Christopher Botta %BloggerTitle%

Far, far beyond anything that's happened with the 5-16-5 New York Islanders over the last six months, nothing is more troubling, dangerous or potentially poisonous as this.

"It's like a country club in here."

This is what an anonymous Islanders player said to Newsday after his team lost to the Flyers on Sunday. There have been a few interpretations of his comment. One was that the player was frustrated by the lack of any player movement, the notion that most veterans were comfortable knowing their jobs were safe because trades were not being made.

Another was that the Islanders' epic nosedive -- they are now winless in 18 of their last 19 games after a 5-2 loss in Boston on Thursday -- was being accepted too easily.

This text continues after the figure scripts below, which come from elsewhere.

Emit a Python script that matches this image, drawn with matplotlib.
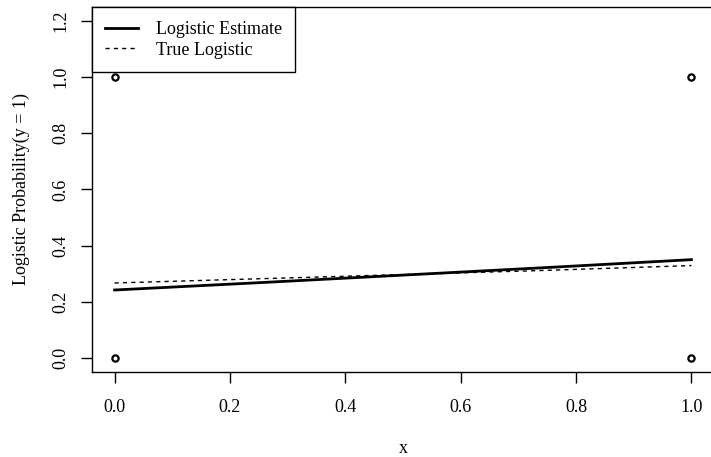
import matplotlib
matplotlib.use("Agg")
import matplotlib.pyplot as plt

# observed data (binary outcome)
obs_x = [0, 0, 1, 1]
obs_y = [0, 1, 0, 1]

# fitted and true logistic curves
curve_x = [0.0, 0.25, 0.5, 0.75, 1.0]
est_y = [0.242, 0.268, 0.295, 0.322, 0.350]
true_y = [0.267, 0.282, 0.297, 0.312, 0.329]

x_ticks = [0.0, 0.2, 0.4, 0.6, 0.8, 1.0]
y_ticks = [0.0, 0.2, 0.4, 0.6, 0.8, 1.0, 1.2]

plt.rcParams["font.family"] = ["Liberation Serif", "DejaVu Serif"]
FS = 13

W, H = 711, 457
fig = plt.figure(figsize=(W / 100, H / 100), dpi=100)
left, right, top, bottom = 91.5, 714.5, 7.3, 371.5
ax = fig.add_axes([left / W, 1 - bottom / H, (right - left) / W, (bottom - top) / H])

ax.plot(obs_x, obs_y, "o", mfc="none", mec="black", ms=4.5, mew=1.6, zorder=3)
ax.plot(curve_x, est_y, "-", color="black", lw=2.0, label="Logistic Estimate")
ax.plot(curve_x, true_y, "--", color="black", lw=1.0, dashes=(3, 3),
        label="True Logistic")

ax.set_xlim(-0.04, 1.04)
ax.set_ylim(-0.048, 1.248)
ax.set_xticks(x_ticks)
ax.set_yticks(y_ticks)
ax.set_xticklabels([f"{v:.1f}" for v in x_ticks])
ax.set_yticklabels([f"{v:.1f}" for v in y_ticks], rotation=90, va="center")
ax.tick_params(length=8, width=1, labelsize=FS)
ax.tick_params(axis="x", pad=12)
ax.tick_params(axis="y", pad=8)
for s in ax.spines.values():
    s.set_linewidth(1)

ax.set_xlabel("x", fontsize=FS, labelpad=17)
ax.set_ylabel("Logistic Probability(y = 1)", fontsize=FS, labelpad=16)

leg = ax.legend(loc="upper left", borderaxespad=0, fancybox=False,
                edgecolor="black", framealpha=1, fontsize=FS,
                handlelength=1.85, handletextpad=0.95, borderpad=0.75,
                labelspacing=0.22)
leg.get_frame().set_linewidth(1)

fig.savefig("out.png", dpi=100)
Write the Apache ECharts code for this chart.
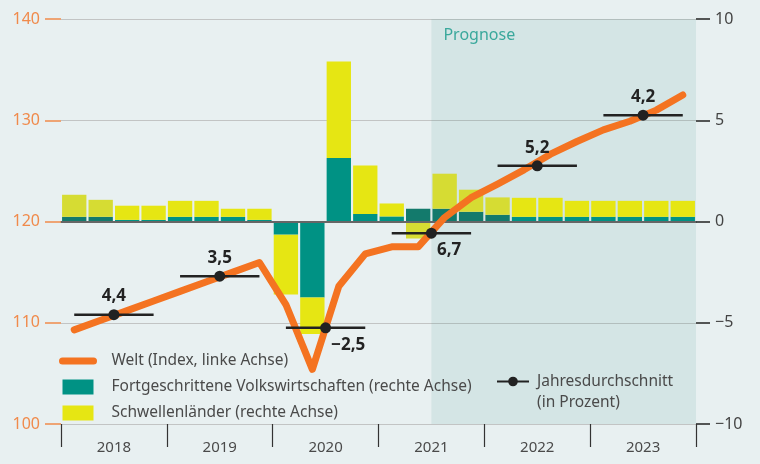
<!DOCTYPE html>
<html>
<head>
<meta charset="utf-8">
<script src="https://cdn.jsdelivr.net/npm/echarts@6/dist/echarts.min.js"></script>
<style>
  html, body { margin: 0; padding: 0; background: #e8f0f1; }
  #chart { width: 760px; height: 464px; }
</style>
</head>
<body>
<div id="chart"></div>
<script>
// Quartale 2018 bis 2023
const years = ['2018', '2019', '2020', '2021', '2022', '2023'];
const quarters = years.flatMap(y => ['Q1', 'Q2', 'Q3', 'Q4'].map(q => y + ' ' + q));

// Welt, Index (linke Achse)
const world = [109.3, 110.25, 111.2, 112.15, 113.1, 114.05, 115.0, 115.95,
  111.8, 105.4, 113.6, 116.8, 117.5, 117.5, 120.4, 122.35,
  123.7, 125.1, 126.65, 127.9, 129.05, 129.9, 131.0, 132.5];

// Beiträge in Prozentpunkten (rechte Achse)
const advanced = [0.23, 0.23, 0.08, 0.08, 0.23, 0.23, 0.23, 0.08,
  -0.65, -3.75, 3.14, 0.37, 0.25, 0.63, 0.63, 0.48,
  0.33, 0.23, 0.23, 0.23, 0.23, 0.23, 0.23, 0.23];
const emerging = [1.09, 0.84, 0.70, 0.70, 0.79, 0.79, 0.40, 0.55,
  -2.95, -1.80, 4.76, 2.39, 0.64, -0.84, 1.73, 1.09,
  0.86, 0.94, 0.94, 0.79, 0.79, 0.79, 0.79, 0.79];

// Jahresdurchschnitt: Wachstum (Label) und Lage auf der Indexachse
const avgGrowth = [4.4, 3.5, -2.5, 6.7, 5.2, 4.2];
const avgIndex = [110.8, 114.6, 109.5, 118.85, 125.5, 130.5];

const forecastStart = 14; // ab 2021 Q3
const mutedBars = [0, 1, 13, 14, 15, 16];

const WELT = 'Welt (Index, linke Achse)';
const FORT = 'Fortgeschrittene Volkswirtschaften (rechte Achse)';
const SCHW = 'Schwellenländer (rechte Achse)';
const AVG = 'Jahresdurchschnitt\n(in Prozent)';

const font = 'Noto Sans';
const fmt = v => String(v).replace('.', ',').replace('-', '\u2212');

const avgData = [];
avgGrowth.forEach((g, i) => {
  const y = avgIndex[i];
  const below = g < 0 || i === 3;
  avgData.push({ value: [4 * i + 0.5, y], symbol: 'none' });
  avgData.push({
    value: [4 * i + 2, y],
    label: below
      ? { show: true, position: [11, 22.5], align: 'left', verticalAlign: 'middle', formatter: fmt(g) }
      : { show: true, position: 'top', distance: 4, formatter: fmt(g) }
  });
  avgData.push({ value: [4 * i + 3.5, y], symbol: 'none' });
  avgData.push({ value: [4 * i + 4, '-'], symbol: 'none' });
});

const chart = echarts.init(document.getElementById('chart'));
chart.setOption({
  backgroundColor: '#e8f0f1',
  animation: false,
  textStyle: { fontFamily: font },
  grid: { left: 61, right: 64, top: 19, bottom: 40 },
  legend: [
    {
      left: 59, top: 353, orient: 'vertical', padding: 0,
      itemWidth: 31, itemHeight: 15, itemGap: 10,
      textStyle: { fontSize: 15.5, color: '#4a4a4a', lineHeight: 15, padding: [0, 0, 0, 13] },
      data: [
        { name: WELT, itemStyle: { opacity: 0 }, lineStyle: { width: 7, cap: 'round', color: '#f47321' } },
        { name: FORT, icon: 'rect' },
        { name: SCHW, icon: 'rect' }
      ]
    },
    {
      left: 496, top: 350, padding: 0,
      itemWidth: 32, itemHeight: 12,
      formatter: name => '\n' + name,
      textStyle: { fontSize: 15.5, color: '#4a4a4a', lineHeight: 21, padding: [0, 0, 0, 3] },
      data: [AVG]
    }
  ],
  xAxis: [
    {
      type: 'category',
      data: quarters,
      boundaryGap: true,
      axisLine: { lineStyle: { color: '#444', width: 1.5 } },
      axisTick: { interval: 0, length: 12, lineStyle: { color: '#333', width: 1.2 } },
      axisLabel: {
        interval: 0, margin: 16, fontSize: 15, color: '#4a4a4a',
        padding: [0, 0, 0, 26.5],
        formatter: (v, i) => (i % 4 === 1 ? v.slice(0, 4) : '')
      },
      splitLine: { show: false }
    },
    {
      type: 'value', position: 'bottom', min: 0, max: 24, interval: 4,
      axisLine: { show: false },
      axisTick: { show: true, length: 23, lineStyle: { color: '#333', width: 1.2 } },
      axisLabel: { show: false },
      splitLine: { show: false }
    }
  ],
  yAxis: [
    {
      type: 'value', position: 'left', min: 100, max: 140, interval: 10,
      axisLine: { show: false },
      axisTick: { show: true, length: 16, lineStyle: { color: '#f08a4b', width: 1.5 } },
      axisLabel: { margin: 21, fontSize: 16, color: '#f08a4b' },
      splitLine: { lineStyle: { color: '#c2c4c4', width: 1.2 } }
    },
    {
      type: 'value', position: 'right', min: -10, max: 10, interval: 5,
      axisLine: { show: false },
      axisTick: { show: true, length: 14, lineStyle: { color: '#222', width: 1.5 } },
      axisLabel: { margin: 19, fontSize: 16, color: '#444', formatter: v => fmt(v) },
      splitLine: { show: false }
    }
  ],
  series: [
    {
      name: FORT, type: 'bar', stack: 'beitrag', xAxisIndex: 0, yAxisIndex: 1,
      barCategoryGap: '8%', z: 2,
      itemStyle: { color: '#009284' },
      data: advanced.map((v, i) => ({ value: v, itemStyle: { color: mutedBars.includes(i) ? '#137a6c' : '#009284' } })),
      markLine: {
        silent: true, symbol: 'none', z: 3,
        label: { show: false },
        lineStyle: { color: '#666', width: 2, type: 'solid' },
        data: [{ yAxis: 0 }]
      }
    },
    {
      name: SCHW, type: 'bar', stack: 'beitrag', xAxisIndex: 0, yAxisIndex: 1,
      barCategoryGap: '8%', z: 2,
      itemStyle: { color: '#e6e613' },
      data: emerging.map((v, i) => ({ value: v, itemStyle: { color: mutedBars.includes(i) ? '#d6dc33' : '#e6e613' } }))
    },
    {
      name: WELT, type: 'line', xAxisIndex: 0, yAxisIndex: 0, z: 4,
      symbol: 'none',
      itemStyle: { color: '#f47321' },
      lineStyle: { color: '#f47321', width: 7, cap: 'round', join: 'round' },
      data: world
    },
    {
      name: AVG, type: 'line', xAxisIndex: 1, yAxisIndex: 0, z: 5,
      symbol: 'circle', symbolSize: 11, showSymbol: true,
      connectNulls: false,
      itemStyle: { color: '#222' },
      lineStyle: { color: '#222', width: 2.5 },
      label: { show: false, fontSize: 17, fontWeight: 'bold', color: '#222' },
      data: avgData,
      markArea: {
        silent: true, z: 1,
        itemStyle: { color: 'rgba(42,140,131,0.1)' },
        label: { show: true, position: 'insideTopLeft', offset: [7, 3], color: '#3aa89c', fontSize: 16 },
        data: [[{ name: 'Prognose', xAxis: forecastStart }, { xAxis: 24 }]]
      }
    }
  ]
});
</script>
</body>
</html>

Doesn't really matter what the player meant.

The problem was that one player, in a room of 20 supposed brothers, in a franchise that should be a family, chose to step out and speak about the Islanders anonymously and in a negative tone.

This cannot happen.

Nothing good comes out of a player speaking anonymously to the press. It's also borderline idiotic of the player, even if deep down he's a good person who probably didn't understand the harm he was inflicting. For starters, the Islanders' locker room at Nassau Veterans Memorial Coliseum is small, the media contingent even smaller. Somebody out there, if not a lot of people, knows who did it. (At least be smart enough to call or text when you're far away from the rink, Hockey Guy).

In the gory days of the late '90s, back when I was the Islanders' PR director, we had a veteran pull this stunt. Back then, there were four writers covering the team daily for the New York papers and a lot more microphones and cameras. Still, this lughead was dim enough to sit in his stall and grant a one-on-one interview with one writer before the PR staff, his teammates and the rest of the media corps. Before I got to work the next day, I had a half-dozen calls from players threatening bodily harm to their guilty teammate.

When the newspaper came out the next day, boy did "Anonymous" feel like a dope. He admitted to the crime, apologized, was fined, lost the respect of a few teammates for a little while (if not forever), life moved on, the team finished last and we moved on to the next disaster.

At the beginning of this season -- yes, in a post for Islanders Point Blank in which I predicted the team to hang around NHL .500 ... who's the dope now! -- I wrote the following note of caution regarding the still-rebuilding and injury-wrecked 2010-11 Islanders:

"The goal for the Islanders is to make sure the wheels don't fall off during the tough stretches. No sideshows. No media meltdowns. No in-fighting. Nothing short of first-class player treatment. If the franchise is having trouble convincing top players to come here, management needs to show their own that this is a place they don't want to leave."

When I read the anonymous player quote in Newsday, my first thought was, "GONNNNNNNNNG." By the way, don't shoot the messenger, the reporter doing their job.

Teams talk about bad losses being "unacceptable." Nothing is more unacceptable than a player publicly and gutlessly going against his team -- even if that team has lost 18 of its last 19 games.